I fell off a stile earlier in the year (dogwalk) and twisted my knee painfully. It proved very slow to heal, so I went to a Physio who kneaded tender areas and gave me exercises. Slowly (age thing) there is healing. Having this column to write, I wondered if there were lessons for prayer.
That morning of the fall I clambered over the stile so full of confidence that I did not pay attention, and slipped (lesson 1). And then the ‘dot and carry one’ stage, limping stiffly with a stick, watching every step (2). But feel no shame about needing a stick, a prop in case you stumble: reminds us of dependence on God (3).

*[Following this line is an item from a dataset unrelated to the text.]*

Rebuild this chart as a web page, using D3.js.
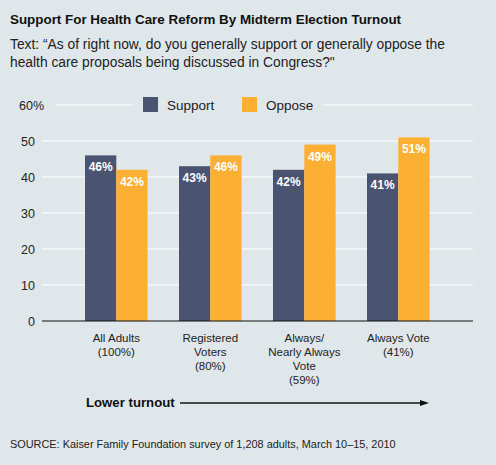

Indeed, I found a sort of fellowship of the stick among hesitant hobblers, a mutual acceptance and understanding, which was pleasant and supportive – a bit like a prayer meeting (4).
And the exercises: 20 minutes, thrice daily; all to build up the knee and its various muscles, lots of them. Regularity and fidelity is lesson 5, and/or perhaps discipline and obedience (6) because sharp questions get asked if you don’t work at the task, and not just by the Physio. Prayer has to be regularly repeated when we need building up.
But I have begun to notice a freedom: walking better; bending the knee happens naturally, not so cautiously. Is there a parallel there too – that prayer should not just be a formal exercise, but as natural as walking, an easy part of daily life, even when there is no pain to remind us (7)?
Oh, and there’s prayer for healing as well. Don’t forget that! And of course thanks for healing (so obvious). And praise too, for all that the Lord works in our lives. Perhaps you could add more.
A prayer for each week
Lord of all healing, we raise up to you on a stretcher of prayer our friends who’re suffering: from accident, injury, illness or attack – physical, mental or spiritual. And please bless also those who work for wholeness. Amen.
Lord of all knowing, we praise you for what we can see of your ways, but also what lies above and beyond our ken. Please help us to trust and obey your word, both when it seems clear and when it doesn’t. Amen.
Lord of all ways, of all the awkward corners as well as the clear, straight, smooth paths, please remind us to pray our way forward with you every step of your way, but most especially when difficulties loom. Amen.
Lord of all recovery, thank you for healings in hospitals and homes, but we praise you also for the promise of the much greater and perfect wellbeing yet to come, through Jesus – unstiffened in eternity. Amen.